Task statement: Leave out the pictures and copy everything else below exactly.

Material provided:
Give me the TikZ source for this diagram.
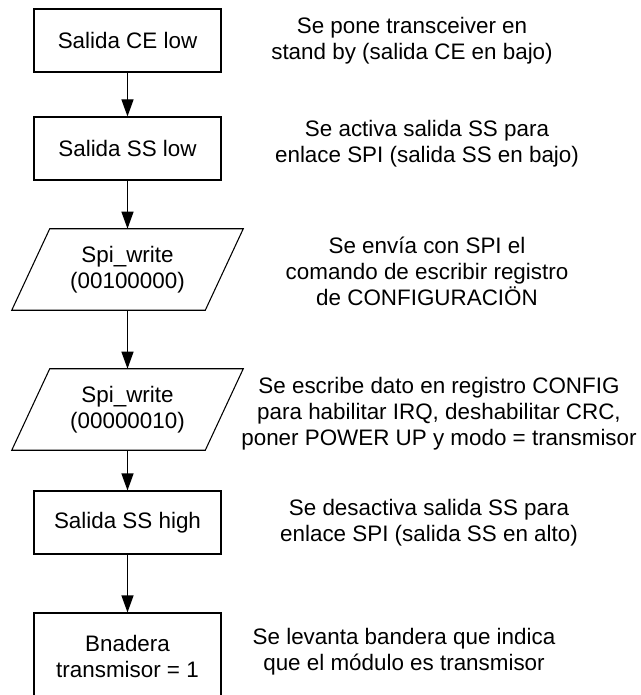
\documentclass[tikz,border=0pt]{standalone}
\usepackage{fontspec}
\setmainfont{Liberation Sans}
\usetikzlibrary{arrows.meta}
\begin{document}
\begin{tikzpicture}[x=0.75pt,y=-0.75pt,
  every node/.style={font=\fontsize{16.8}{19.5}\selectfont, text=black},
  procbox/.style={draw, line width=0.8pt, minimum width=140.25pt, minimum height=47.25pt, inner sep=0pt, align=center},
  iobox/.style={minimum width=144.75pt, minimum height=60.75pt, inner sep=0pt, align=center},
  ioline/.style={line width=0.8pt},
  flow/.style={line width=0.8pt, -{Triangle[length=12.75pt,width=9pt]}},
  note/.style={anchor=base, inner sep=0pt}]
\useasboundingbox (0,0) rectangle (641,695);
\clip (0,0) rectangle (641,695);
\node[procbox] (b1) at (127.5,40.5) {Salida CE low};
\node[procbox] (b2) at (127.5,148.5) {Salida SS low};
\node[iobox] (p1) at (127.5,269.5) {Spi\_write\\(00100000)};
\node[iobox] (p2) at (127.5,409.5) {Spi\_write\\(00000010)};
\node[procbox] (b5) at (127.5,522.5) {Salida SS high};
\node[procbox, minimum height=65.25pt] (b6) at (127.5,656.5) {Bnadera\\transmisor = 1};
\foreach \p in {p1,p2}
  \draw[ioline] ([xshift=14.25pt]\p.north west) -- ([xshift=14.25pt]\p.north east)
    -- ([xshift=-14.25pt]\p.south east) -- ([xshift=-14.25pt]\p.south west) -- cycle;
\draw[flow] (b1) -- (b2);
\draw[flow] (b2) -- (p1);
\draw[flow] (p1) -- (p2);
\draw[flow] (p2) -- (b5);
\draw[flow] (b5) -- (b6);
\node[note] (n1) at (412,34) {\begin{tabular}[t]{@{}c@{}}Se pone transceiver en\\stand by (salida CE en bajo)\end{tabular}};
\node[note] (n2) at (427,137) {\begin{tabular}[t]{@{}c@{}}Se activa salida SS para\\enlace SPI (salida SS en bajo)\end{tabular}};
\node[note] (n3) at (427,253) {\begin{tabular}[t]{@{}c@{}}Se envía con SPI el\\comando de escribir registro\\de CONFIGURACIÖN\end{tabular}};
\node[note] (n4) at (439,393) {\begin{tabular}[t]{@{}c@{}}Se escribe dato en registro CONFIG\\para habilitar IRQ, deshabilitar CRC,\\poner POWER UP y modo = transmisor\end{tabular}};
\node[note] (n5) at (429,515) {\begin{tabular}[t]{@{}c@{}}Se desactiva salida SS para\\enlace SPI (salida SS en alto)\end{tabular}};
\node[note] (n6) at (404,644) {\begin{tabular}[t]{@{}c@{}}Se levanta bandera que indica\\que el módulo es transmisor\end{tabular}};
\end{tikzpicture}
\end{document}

Exercise result:
Give me the TikZ source for this diagram.
\documentclass[tikz,border=0pt]{standalone}
\usepackage{fontspec}
\setmainfont{Liberation Sans}
\usetikzlibrary{arrows.meta}
\begin{document}
\begin{tikzpicture}[x=0.75pt,y=-0.75pt,
  every node/.style={font=\fontsize{16.8}{19.5}\selectfont, text=black},
  procbox/.style={draw, line width=0.8pt, minimum width=140.25pt, minimum height=47.25pt, inner sep=0pt, align=center},
  iobox/.style={minimum width=144.75pt, minimum height=60.75pt, inner sep=0pt, align=center},
  ioline/.style={line width=0.8pt},
  flow/.style={line width=0.8pt, -{Triangle[length=12.75pt,width=9pt]}},
  note/.style={anchor=base, inner sep=0pt}]
\useasboundingbox (0,0) rectangle (641,695);
\clip (0,0) rectangle (641,695);
\node[procbox] (b1) at (127.5,40.5) {Salida CE low};
\node[procbox] (b2) at (127.5,148.5) {Salida SS low};
\node[iobox] (p1) at (127.5,269.5) {Spi\_write\\(00100000)};
\node[iobox] (p2) at (127.5,409.5) {Spi\_write\\(00000010)};
\node[procbox] (b5) at (127.5,522.5) {Salida SS high};
\node[procbox, minimum height=65.25pt] (b6) at (127.5,656.5) {Bnadera\\transmisor = 1};
\foreach \p in {p1,p2}
  \draw[ioline] ([xshift=14.25pt]\p.north west) -- ([xshift=14.25pt]\p.north east)
    -- ([xshift=-14.25pt]\p.south east) -- ([xshift=-14.25pt]\p.south west) -- cycle;
\draw[flow] (b1) -- (b2);
\draw[flow] (b2) -- (p1);
\draw[flow] (p1) -- (p2);
\draw[flow] (p2) -- (b5);
\draw[flow] (b5) -- (b6);
\node[note] (n1) at (412,34) {\begin{tabular}[t]{@{}c@{}}Se pone transceiver en\\stand by (salida CE en bajo)\end{tabular}};
\node[note] (n2) at (427,137) {\begin{tabular}[t]{@{}c@{}}Se activa salida SS para\\enlace SPI (salida SS en bajo)\end{tabular}};
\node[note] (n3) at (427,253) {\begin{tabular}[t]{@{}c@{}}Se envía con SPI el\\comando de escribir registro\\de CONFIGURACIÖN\end{tabular}};
\node[note] (n4) at (439,393) {\begin{tabular}[t]{@{}c@{}}Se escribe dato en registro CONFIG\\para habilitar IRQ, deshabilitar CRC,\\poner POWER UP y modo = transmisor\end{tabular}};
\node[note] (n5) at (429,515) {\begin{tabular}[t]{@{}c@{}}Se desactiva salida SS para\\enlace SPI (salida SS en alto)\end{tabular}};
\node[note] (n6) at (404,644) {\begin{tabular}[t]{@{}c@{}}Se levanta bandera que indica\\que el módulo es transmisor\end{tabular}};
\end{tikzpicture}
\end{document}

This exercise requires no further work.